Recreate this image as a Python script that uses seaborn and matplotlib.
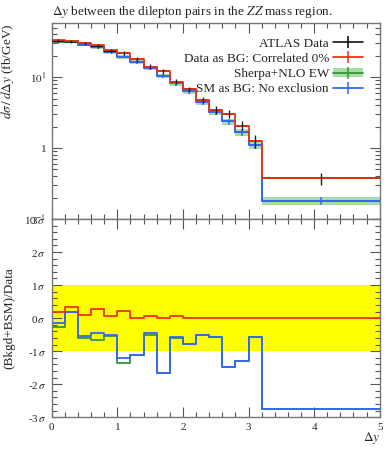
import matplotlib
matplotlib.use('Agg')

import numpy as np
import pandas as pd
import matplotlib.pyplot as plt
import seaborn as sns
from matplotlib.lines import Line2D
from matplotlib.patches import Patch
from matplotlib.ticker import MultipleLocator, LogLocator, NullFormatter

# bin edges in delta y
edges = [0.0, 0.2, 0.4, 0.6, 0.8, 1.0, 1.2, 1.4, 1.6, 1.8, 2.0,
         2.2, 2.4, 2.6, 2.8, 3.0, 3.2, 5.0]

# ATLAS data (fb/GeV) and its uncertainty
data = [32.5, 31.8, 30.1, 27.6, 23.7, 21.7, 17.9, 14.0, 12.2, 8.6,
        6.8, 4.8, 3.47, 3.04, 2.07, 1.27, 0.374]
data_err = [1.8, 1.7, 1.7, 1.6, 1.5, 1.4, 1.3, 1.1, 0.95, 0.7,
            0.55, 0.45, 0.4, 0.42, 0.3, 0.28, 0.07]

# predictions
data_bg = [33.0, 32.6, 30.3, 28.2, 23.8, 22.1, 17.9, 14.1, 12.2, 8.66,
           6.8, 4.8, 3.47, 3.04, 2.07, 1.27, 0.374]
sm_bg = [32.1, 32.3, 28.8, 26.6, 22.75, 19.5, 16.2, 13.45, 10.5, 8.17,
         6.34, 4.5, 3.25, 2.37, 1.66, 1.1, 0.182]
sherpa = [31.8, 32.3, 28.66, 26.2, 22.7, 19.2, 16.2, 13.4, 10.5, 8.15,
          6.34, 4.5, 3.25, 2.37, 1.66, 1.1, 0.182]
sherpa_err = [1.6, 1.6, 1.5, 1.4, 1.2, 1.1, 1.0, 0.9, 0.75, 0.6,
              0.5, 0.4, 0.3, 0.23, 0.18, 0.13, 0.025]

# (Bkgd+BSM)/Data pulls in sigma
pull_data_bg = [0.18, 0.34, 0.09, 0.27, 0.05, 0.21, 0.0, 0.07, 0.0, 0.08,
                0.0, 0.0, 0.0, 0.0, 0.0, 0.0, 0.0]
pull_sm_bg = [-0.14, 0.2, -0.54, -0.46, -0.5, -1.2, -1.11, -0.46, -1.67, -0.57,
              -0.77, -0.5, -0.56, -1.49, -1.31, -0.56, -2.74]
pull_sherpa = [-0.26, 0.2, -0.6, -0.65, -0.53, -1.37, -1.11, -0.5, -1.67, -0.6,
               -0.77, -0.5, -0.56, -1.49, -1.31, -0.56, -2.74]

RED = '#EE3311'
BLUE = '#3366FF'
GREEN = '#339933'
LGREEN = '#a8dba8'

sns.set_theme(style='ticks')
plt.rcParams['font.family'] = ['Liberation Serif', 'DejaVu Serif']
plt.rcParams['mathtext.fontset'] = 'stix'
plt.rcParams['font.size'] = 9

centers = [(a + b) / 2 for a, b in zip(edges[:-1], edges[1:])]
halfw = [(b - a) / 2 for a, b in zip(edges[:-1], edges[1:])]


def steps(name, vals):
    return pd.DataFrame({'x': edges, 'y': list(vals) + [vals[-1]], 'series': name})


fig = plt.figure(figsize=(3.92, 4.5), dpi=100)
ax1 = fig.add_axes([0.132, 0.5133, 0.8367, 0.4356])
ax2 = fig.add_axes([0.132, 0.0727, 0.8367, 0.4406])

# ---- main panel
lo = [v - e for v, e in zip(sherpa, sherpa_err)]
hi = [v + e for v, e in zip(sherpa, sherpa_err)]
ax1.fill_between(edges, lo + [lo[-1]], hi + [hi[-1]], step='post',
                 color=LGREEN, lw=0, zorder=1)

top = pd.concat([steps('Sherpa+NLO EW', sherpa),
                 steps('SM as BG: No exclusion', sm_bg)])
sns.lineplot(data=top, x='x', y='y', hue='series', ax=ax1,
             palette={'Sherpa+NLO EW': GREEN, 'SM as BG: No exclusion': BLUE},
             drawstyle='steps-post', estimator=None, sort=False, lw=1.3,
             legend=False, zorder=2)
ax1.errorbar(centers, sm_bg, yerr=sherpa_err, fmt='none', ecolor=BLUE,
             elinewidth=1.1, zorder=2)
ax1.errorbar(centers, data, xerr=halfw, fmt='none', ecolor='black',
             elinewidth=1.1, zorder=3)
sns.lineplot(data=steps('Data as BG', data_bg), x='x', y='y', ax=ax1,
             color=RED, drawstyle='steps-post', estimator=None, sort=False,
             lw=1.3, zorder=4)
ax1.errorbar(centers, data, yerr=data_err, fmt='none', ecolor='#222222',
             elinewidth=1.0, zorder=5)

ax1.set_yscale('log')
ax1.set_xlim(0, 5)
ax1.set_ylim(0.1, 58)
ax1.set_yticks([0.1, 1, 10], labels=['$10^{-1}$', '1', '$10^{1}$'])
ax1.yaxis.set_minor_locator(LogLocator(base=10, subs=np.arange(2, 10)))
ax1.yaxis.set_minor_formatter(NullFormatter())
ax1.set_xticklabels([])
ax1.set_xlabel('')
ax1.set_ylabel(r'$d\sigma\,/\,d\Delta y$ (fb/GeV)', loc='top', fontsize=9.5)

handles = [
    Line2D([], [], color='black', marker='|', markersize=9, mew=1.1, lw=1.1),
    Line2D([], [], color=RED, marker='|', markersize=9, mew=1.1, lw=1.3),
    (Patch(facecolor=LGREEN, lw=0),
     Line2D([], [], color=GREEN, marker='|', markersize=9, mew=1.1, lw=1.3)),
    Line2D([], [], color=BLUE, marker='|', markersize=9, mew=1.1, lw=1.3),
]
labels = ['ATLAS Data', 'Data as BG: Correlated 0%', 'Sherpa+NLO EW',
          'SM as BG: No exclusion']
ax1.legend(handles, labels, loc='upper right', bbox_to_anchor=(0.95, 0.925),
           frameon=False, markerfirst=False, borderpad=0, borderaxespad=0,
           handlelength=2.3, handletextpad=0.3, labelspacing=0.22,
           fontsize=9.5)

# ---- ratio panel
ax2.axhspan(-1, 1, color='#FFFF00', lw=0, zorder=0)
bot = pd.concat([steps('sherpa', pull_sherpa), steps('sm', pull_sm_bg),
                 steps('data', pull_data_bg)])
sns.lineplot(data=bot, x='x', y='y', hue='series', ax=ax2,
             palette={'sherpa': GREEN, 'sm': BLUE, 'data': RED},
             drawstyle='steps-post', estimator=None, sort=False, lw=1.3,
             legend=False)
ax2.set_xlim(0, 5)
ax2.set_ylim(-3, 3)
ax2.set_yticks([-3, -2, -1, 0, 1, 2, 3],
               labels=[f'{i}' + r'$\,\sigma$' for i in [-3, -2, -1, 0, 1, 2, 3]])
ax2.yaxis.set_minor_locator(MultipleLocator(0.2))
ax2.set_xticks([0, 1, 2, 3, 4, 5])
ax2.set_ylabel('(Bkgd+BSM)/Data', fontsize=9.5)
ax2.set_xlabel(r'$\Delta y$', loc='right', fontsize=9.5)
ax2.xaxis.set_label_coords(1.0, -0.065)

for ax in (ax1, ax2):
    ax.xaxis.set_minor_locator(MultipleLocator(0.2))
    ax.tick_params(which='both', direction='in', top=True, right=True,
                   labelsize=8, color='#555555', pad=4)
    ax.tick_params(which='major', length=7, width=0.8)
    ax.tick_params(which='minor', length=3.5, width=0.8)
    for s in ax.spines.values():
        s.set_color('#777777')
        s.set_linewidth(1.0)
ax1.yaxis.set_label_coords(-0.11, 1.0)
ax2.yaxis.set_label_coords(-0.11, 0.5)

fig.text(0.133, 0.967, r'$\Delta y$ between the dilepton pairs in the $ZZ$ mass region.',
         fontsize=9.5, ha='left', va='baseline')

fig.savefig('out.png', dpi=100)
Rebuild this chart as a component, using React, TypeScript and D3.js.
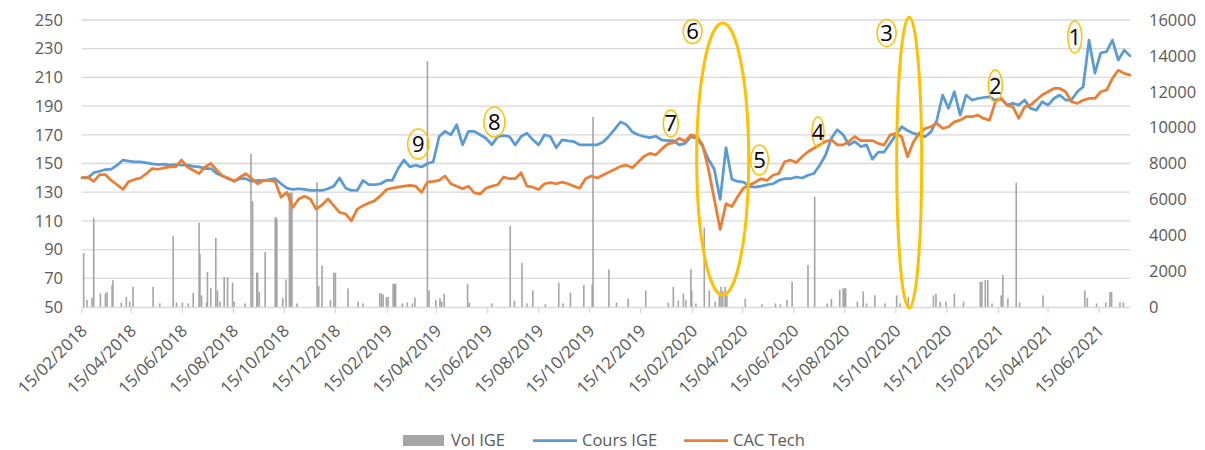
import React from 'react';
import * as d3 from 'd3';

// ---------- DATA ----------
const START = '2018-02-15';
const END = '2021-07-22';

// Weekly readings (one value per week starting 15/02/2018)
const coursIGE: number[] = [
  140.1, 140, 143.6, 144.6, 145.8, 146, 148.8, 152.4, 151.6, 151.2,
  151.2, 150.5, 149.8, 149.3, 149.5, 148.8, 149.3, 148.8, 148.8, 148,
  147.6, 146.5, 146.5, 143, 141.3, 139.4, 137.8, 139.4, 139.4, 137.5,
  138.2, 138, 138.7, 139.4, 135.9, 132.8, 131.9, 132.4, 131.9, 131.2,
  131.2, 131.2, 132.4, 134.2, 139.9, 133, 131.2, 131.2, 138.2, 135.2,
  135.2, 135.9, 138.2, 138.2, 146.5, 152.4, 147.6, 148.8, 147.6, 150,
  151.2, 168.8, 172.4, 170, 177, 163, 172.4, 172.4, 170, 167.6,
  163, 168.8, 169.5, 168.8, 163, 168.8, 171.2, 166.5, 163, 170,
  168.8, 161, 166.5, 165.8, 165.3, 163, 163, 163, 163, 165,
  169, 174, 179, 177, 172, 170, 168.8, 168, 169, 166.5,
  166, 166, 163, 164, 168.8, 167.5, 162, 153, 146, 125,
  161, 139, 137.5, 137, 134, 133.5, 134.2, 135.2, 135.9, 138.2,
  139.4, 139.4, 140.6, 139.9, 141.8, 143, 148.8, 155.9, 167.6, 173.5,
  170, 163, 165.3, 161.8, 163, 153, 158, 158, 164, 169.8,
  175.6, 173, 171, 170, 168.6, 172, 180, 197.7, 188.4, 200,
  183.7, 197.7, 194.2, 195.3, 196, 196.5, 194.2, 195.3, 190.7, 191.9,
  190.7, 194.2, 188.4, 187.2, 193, 190.7, 195.3, 197.7, 194.2, 194.2,
  200, 203.5, 236, 213, 227, 228, 236, 222, 229, 225,
];

const cacTech: number[] = [
  140, 140.6, 137.5, 142.2, 142.2, 138.2, 135.2, 132, 137.5, 138.9,
  139.9, 142.9, 146.5, 146, 146.9, 147.6, 147.6, 152.4, 147.6, 145.3,
  142.9, 147.6, 150, 145.3, 141.3, 139.9, 137.5, 140.6, 142.9, 139.4,
  135.9, 138.2, 138.2, 137.5, 126.5, 130, 119.4, 125.3, 127.2, 125.3,
  118.2, 121.1, 125.3, 120.6, 115.9, 115, 110, 118.2, 120.6, 122.5,
  124.1, 127.6, 131.9, 132.8, 133.5, 134.2, 134.7, 134.2, 130, 137,
  137.5, 138.2, 141.3, 135.9, 134.2, 132.4, 134.2, 129.5, 128.8, 132.8,
  134.2, 135.2, 140.6, 139.4, 139.4, 143.6, 134.2, 133.5, 131.9, 135.9,
  136.6, 135.9, 137, 135.9, 134.2, 132.8, 139.4, 141.3, 139.9, 142,
  144, 146, 148, 148.8, 147, 151, 155, 157, 156, 160,
  163.5, 164.5, 167.6, 165.5, 170, 169, 163, 146, 125, 104,
  122, 120, 127, 133, 135, 137, 139.4, 138.2, 141.8, 143,
  151.2, 152.4, 150.7, 154.7, 158.2, 160.6, 163, 165.3, 166.5, 163,
  163, 165.3, 168.8, 166, 166, 166, 164, 162.8, 169.8, 171,
  168.6, 154.7, 165, 171, 174.4, 175.6, 178, 174.4, 175.6, 179,
  180.2, 182.6, 182.6, 183.7, 181.4, 180.2, 193, 195.3, 190.7, 189.5,
  181.4, 189.5, 190.7, 194.2, 197.7, 200, 202.3, 202.3, 200, 193,
  191.9, 194.2, 195.3, 195.3, 200, 201.2, 209.3, 215, 212.8, 211.6,
];

const volDates: string[] = [
  '2018-02-17', '2018-02-21', '2018-02-27', '2018-03-01', '2018-03-09', '2018-03-15', '2018-03-17', '2018-03-23', '2018-03-24', '2018-04-03',
  '2018-04-09', '2018-04-13', '2018-04-17', '2018-05-11', '2018-05-19', '2018-06-04', '2018-06-08', '2018-06-15', '2018-06-22', '2018-06-28',
  '2018-07-05', '2018-07-06', '2018-07-08', '2018-07-14', '2018-07-15', '2018-07-19', '2018-07-25', '2018-07-27', '2018-07-30', '2018-08-04',
  '2018-08-08', '2018-08-14', '2018-08-16', '2018-08-29', '2018-09-05', '2018-09-07', '2018-09-12', '2018-09-13', '2018-09-15', '2018-09-22',
  '2018-10-04', '2018-10-05', '2018-10-06', '2018-10-13', '2018-10-17', '2018-10-21', '2018-10-22', '2018-10-23', '2018-10-24', '2018-10-30',
  '2018-11-23', '2018-11-25', '2018-11-29', '2018-12-09', '2018-12-13', '2018-12-15', '2018-12-30', '2019-01-11', '2019-01-17', '2019-02-06',
  '2019-02-08', '2019-02-10', '2019-02-14', '2019-02-16', '2019-02-22', '2019-02-24', '2019-02-25', '2019-03-05', '2019-03-11', '2019-03-17',
  '2019-03-20', '2019-04-04', '2019-04-06', '2019-04-14', '2019-04-19', '2019-04-21', '2019-04-24', '2019-05-22', '2019-05-24', '2019-06-20',
  '2019-07-12', '2019-07-17', '2019-07-26', '2019-08-01', '2019-08-08', '2019-08-23', '2019-09-08', '2019-09-13', '2019-09-22', '2019-10-08',
  '2019-10-18', '2019-10-19', '2019-11-07', '2019-11-16', '2019-11-30', '2019-12-21', '2020-01-17', '2020-01-23', '2020-01-29', '2020-02-04',
  '2020-02-07', '2020-02-13', '2020-02-14', '2020-02-19', '2020-02-29', '2020-03-06', '2020-03-13', '2020-03-18', '2020-03-20', '2020-03-22',
  '2020-03-25', '2020-03-27', '2020-04-18', '2020-05-08', '2020-05-24', '2020-05-30', '2020-06-07', '2020-06-13', '2020-07-02', '2020-07-10',
  '2020-07-25', '2020-07-30', '2020-08-09', '2020-08-13', '2020-08-15', '2020-08-16', '2020-08-30', '2020-09-06', '2020-09-10', '2020-09-20',
  '2020-10-02', '2020-10-16', '2020-10-20', '2020-10-30', '2020-11-29', '2020-12-02', '2020-12-07', '2020-12-14', '2020-12-24', '2021-01-04',
  '2021-01-24', '2021-01-26', '2021-01-30', '2021-02-02', '2021-02-07', '2021-02-18', '2021-02-20', '2021-02-26', '2021-03-08', '2021-03-12',
  '2021-04-09', '2021-05-29', '2021-06-01', '2021-06-12', '2021-06-23', '2021-06-28', '2021-06-30', '2021-07-10', '2021-07-14',
];
const volValues: number[] = [
  3000, 390, 520, 4960, 760, 760, 840, 1230, 1500, 250,
  560, 300, 1120, 1120, 200, 3960, 250, 250, 200, 780,
  4700, 2970, 650, 250, 1950, 1040, 3860, 930, 300, 1670,
  1670, 1360, 300, 200, 8530, 5900, 1910, 1910, 830, 3060,
  5000, 5000, 4900, 500, 1540, 6370, 6370, 6300, 6370, 200,
  6950, 1180, 2320, 400, 1910, 1910, 1040, 300, 200, 760,
  760, 700, 560, 560, 1300, 1300, 1300, 200, 250, 200,
  520, 13700, 930, 400, 500, 300, 740, 1300, 250, 200,
  4520, 350, 2450, 200, 930, 150, 1360, 200, 800, 1230,
  1270, 10600, 2100, 250, 470, 930, 250, 1120, 350, 750,
  400, 2100, 930, 200, 4440, 930, 300, 750, 1130, 900,
  1130, 650, 470, 150, 200, 150, 400, 1410, 2340, 6150,
  200, 450, 950, 1040, 1040, 1040, 300, 870, 200, 650,
  200, 650, 200, 560, 650, 740, 300, 300, 740, 300,
  1410, 1410, 1500, 1500, 200, 650, 1780, 470, 6930, 250,
  650, 930, 500, 200, 250, 840, 840, 250, 250,
];

const leftTicks = [50, 70, 90, 110, 130, 150, 170, 190, 210, 230, 250];
const rightTicks = [0, 2000, 4000, 6000, 8000, 10000, 12000, 14000, 16000];
const xTickLabels = [
  '15/02/2018', '15/04/2018', '15/06/2018', '15/08/2018', '15/10/2018', '15/12/2018',
  '15/02/2019', '15/04/2019', '15/06/2019', '15/08/2019', '15/10/2019', '15/12/2019',
  '15/02/2020', '15/04/2020', '15/06/2020', '15/08/2020', '15/10/2020', '15/12/2020',
  '15/02/2021', '15/04/2021', '15/06/2021',
];

// Annotations: label, anchor date, value (left axis), radii in px
const annoLabels = ['1', '2', '3', '4', '5', '6', '7', '8', '9'];
const annoDates = ['2021-05-17', '2021-02-11', '2020-10-04', '2020-07-14', '2020-05-05', '2020-02-15', '2020-01-20', '2019-06-23', '2019-03-24'];
const annoValues = [238.2, 204, 240.9, 172, 152.4, 242, 177.9, 178.9, 163.6];
const annoRx = [7, 7, 9.5, 6, 9, 9.5, 7.5, 10.5, 10.5];
const annoRy = [16, 16, 13.5, 15, 15, 12, 13.5, 15, 15];
const bigDates = ['2020-10-31', '2020-03-22'];
const bigValues = [150.7, 153.1];
const bigRx = [12.5, 26];
const bigRy = [145.5, 136];

const seriesNames = ['Vol IGE', 'Cours IGE', 'CAC Tech'];

// ---------- CHART ----------
const FONT = "'Open Sans', 'Liberation Sans', sans-serif";
const TEXT = '#595959';
const GRID = '#D9D9D9';
const BLUE = '#5B9BD5';
const ORANGE = '#ED7D31';
const GRAY = '#A5A5A5';
const GOLD = '#FFC000';

export default function App() {
  const W = 1205, H = 450;
  const left = 82, right = 1130, top = 20, bottom = 307;
  const parse = d3.utcParse('%Y-%m-%d');
  const parseTick = d3.utcParse('%d/%m/%Y');
  const start = parse(START)!;
  const x = d3.scaleUtc().domain([start, parse(END)!]).range([left, right]);
  const yL = d3.scaleLinear().domain([50, 250]).range([bottom, top]);
  const yR = d3.scaleLinear().domain([0, 16000]).range([bottom, top]);
  const weeks = d3.range(coursIGE.length).map((i) => d3.utcDay.offset(start, 7 * i));

  const line = d3
    .line<number>()
    .x((_, i) => x(weeks[i]))
    .y((d) => yL(d));

  return (
    <svg width={W} height={H} style={{ position: 'absolute', left: 0, top: 0, background: '#fff' }} fontFamily={FONT}>
      {/* gridlines */}
      {leftTicks.slice(1).map((t) => (
        <line key={'g' + t} x1={left} x2={right} y1={yL(t)} y2={yL(t)} stroke={GRID} strokeWidth={1.3} />
      ))}
      {/* volume bars */}
      {volDates.map((d, i) => {
        const cx = x(parse(d)!);
        return (
          <rect key={'v' + i} x={cx - 0.8} width={1.6} y={yR(volValues[i])} height={yR(0) - yR(volValues[i])} fill={GRAY} />
        );
      })}
      {/* bottom axis */}
      <line x1={left} x2={right} y1={bottom + 0.5} y2={bottom + 0.5} stroke={GRID} strokeWidth={1.3} />
      {xTickLabels.map((lab) => {
        const tx = x(parseTick(lab)!);
        return (
          <g key={'xt' + lab}>
            <line x1={tx} x2={tx} y1={bottom} y2={bottom + 6} stroke={GRID} strokeWidth={1.3} />
            <text
              transform={`translate(${tx + 6},${bottom + 25}) rotate(-45)`}
              textAnchor="end"
              fontSize={16.8}
              fill={TEXT}
            >
              {lab}
            </text>
          </g>
        );
      })}
      {/* left axis labels */}
      {leftTicks.map((t) => (
        <text key={'l' + t} x={left - 19} y={yL(t)} dy="0.35em" textAnchor="end" fontSize={16.5} fill={TEXT}>
          {t}
        </text>
      ))}
      {/* right axis labels */}
      {rightTicks.map((t) => (
        <text key={'r' + t} x={right + 19} y={yR(t)} dy="0.35em" textAnchor="start" fontSize={16.5} fill={TEXT}>
          {t}
        </text>
      ))}
      {/* lines */}
      <path d={line(coursIGE) || ''} fill="none" stroke={BLUE} strokeWidth={2.75} strokeLinejoin="round" strokeLinecap="round" />
      <path d={line(cacTech) || ''} fill="none" stroke={ORANGE} strokeWidth={2.75} strokeLinejoin="round" strokeLinecap="round" />
      {/* big ellipses */}
      {bigDates.map((d, i) => (
        <ellipse key={'b' + i} cx={x(parse(d)!)} cy={yL(bigValues[i])} rx={bigRx[i]} ry={bigRy[i]} fill="none" stroke={GOLD} strokeWidth={3} />
      ))}
      {/* numbered annotations */}
      {annoLabels.map((lab, i) => {
        const cx = x(parse(annoDates[i])!);
        const cy = yL(annoValues[i]);
        return (
          <g key={'a' + lab}>
            <ellipse cx={cx} cy={cy} rx={annoRx[i]} ry={annoRy[i]} fill="none" stroke={GOLD} strokeWidth={1.5} />
            <text x={cx} y={cy} dy="0.36em" textAnchor="middle" fontSize={22} fill="#000">
              {lab}
            </text>
          </g>
        );
      })}
      {/* legend */}
      <rect x={403} y={435} width={41} height={11} fill={GRAY} />
      <text x={451} y={445.5} fontSize={16.5} fill={TEXT}>{seriesNames[0]}</text>
      <line x1={533} x2={577} y1={440.5} y2={440.5} stroke={BLUE} strokeWidth={2.75} />
      <text x={582} y={445.5} fontSize={16.5} fill={TEXT}>{seriesNames[1]}</text>
      <line x1={684} x2={728} y1={440.5} y2={440.5} stroke={ORANGE} strokeWidth={2.75} />
      <text x={733} y={445.5} fontSize={16.5} fill={TEXT}>{seriesNames[2]}</text>
    </svg>
  );
}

Prompt -> In the listing above, find the line containing "Rebuild this chart" and the line containing "const END = '2021-07-22';", then return both of them and every line between, exactly, without pictures.

Solution for this problem ->
Rebuild this chart as a component, using React, TypeScript and D3.js.
import React from 'react';
import * as d3 from 'd3';

// ---------- DATA ----------
const START = '2018-02-15';
const END = '2021-07-22';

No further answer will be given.